December 4, 2008

 

CBOT Soy Review on Wednesday: Higher; attracts buying after recent break

 

 

Chicago Board of Trade soybean futures ended higher Wednesday, managing to uncover buying interest after its recent slide to 1 1/2 year lows.

 

CBOT January soybeans finished 3 cents higher at US$8.30.

 

January soymeal settled US$1.40 higher at US$246.70 per short tonne.

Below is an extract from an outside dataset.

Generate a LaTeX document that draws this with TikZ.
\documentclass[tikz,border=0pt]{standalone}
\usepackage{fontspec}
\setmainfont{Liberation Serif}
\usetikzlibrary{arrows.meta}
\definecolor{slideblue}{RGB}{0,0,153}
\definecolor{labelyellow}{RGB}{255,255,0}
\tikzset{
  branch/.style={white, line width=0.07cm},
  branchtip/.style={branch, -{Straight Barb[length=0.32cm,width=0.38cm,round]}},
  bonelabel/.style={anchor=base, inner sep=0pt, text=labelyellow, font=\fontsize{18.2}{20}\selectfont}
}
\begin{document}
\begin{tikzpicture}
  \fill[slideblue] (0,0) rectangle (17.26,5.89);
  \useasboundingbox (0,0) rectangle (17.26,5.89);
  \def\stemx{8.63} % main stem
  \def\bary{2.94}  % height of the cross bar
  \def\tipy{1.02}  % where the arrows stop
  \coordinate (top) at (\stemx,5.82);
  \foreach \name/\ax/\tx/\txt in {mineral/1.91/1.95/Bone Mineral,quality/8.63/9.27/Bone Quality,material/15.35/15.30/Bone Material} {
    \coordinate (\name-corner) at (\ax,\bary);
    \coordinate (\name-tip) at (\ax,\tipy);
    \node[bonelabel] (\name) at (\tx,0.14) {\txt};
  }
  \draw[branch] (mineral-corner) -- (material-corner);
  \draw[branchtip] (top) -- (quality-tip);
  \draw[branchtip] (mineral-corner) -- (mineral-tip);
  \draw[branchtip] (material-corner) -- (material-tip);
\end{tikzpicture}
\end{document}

January soyoil finished 19 points lower at 30.58 cents per pound.

 

The market found some support to correct off its recent dip, as there was not much in the way of any fresh directive news, said Mario Balletto, analyst with Citigroup in Chicago.

 

The outside markets did not provide any weakness for a change and the market managed to find some stability, Balletto added.

 

Overall activity was thin, with futures climbing after an early drop to a new move low failed to attract follow through selling and outside markets pared their early setbacks.

 

Once prices edged higher, the market held firm for the rest of the day, but traders continued to take a cautious approach, unwilling to take on added risk in the face of economic uncertainty, analysts added.

 

The DTN Meteorlogix weather forecast said very little rainfall is headed for southern Brazil and Argentina during the last half of this week. In southern Brazil, drier and somewhat warmer temperatures will reduce available soil moisture for the soybean crop. Argentina will be dry as well; however, recent rains have provided a notable improvement in soil moisture to the extent that soybean-planting activity has increased.

 

In pit trades, speculative fund buying was estimated at 3,000 lots.

 

On tap for Thursday, the U.S. Department of Agriculture at 8:30 a.m. EST Thursday will issue its weekly export-sales report. Soybean sales are estimated at 500,000 to 700,000 tonnes. Soymeal sales are projected in a range of 70,000 to 100,000 metric tonnes, with soyoil sales expected in a zero-to-10,000-tonne range.

 

 

SOY PRODUCTS

 

Soy product futures ended mixed, with soymeal gaining product share on spreads. Soymeal futures climbed in unison with soybeans, while soyoil stumbled after testing both sides of unchanged on weakness in world vegoil markets and late weakness in crude oil futures, analysts said.

 

January oil share ended at 37.91% and the January crush ended at 49 cents.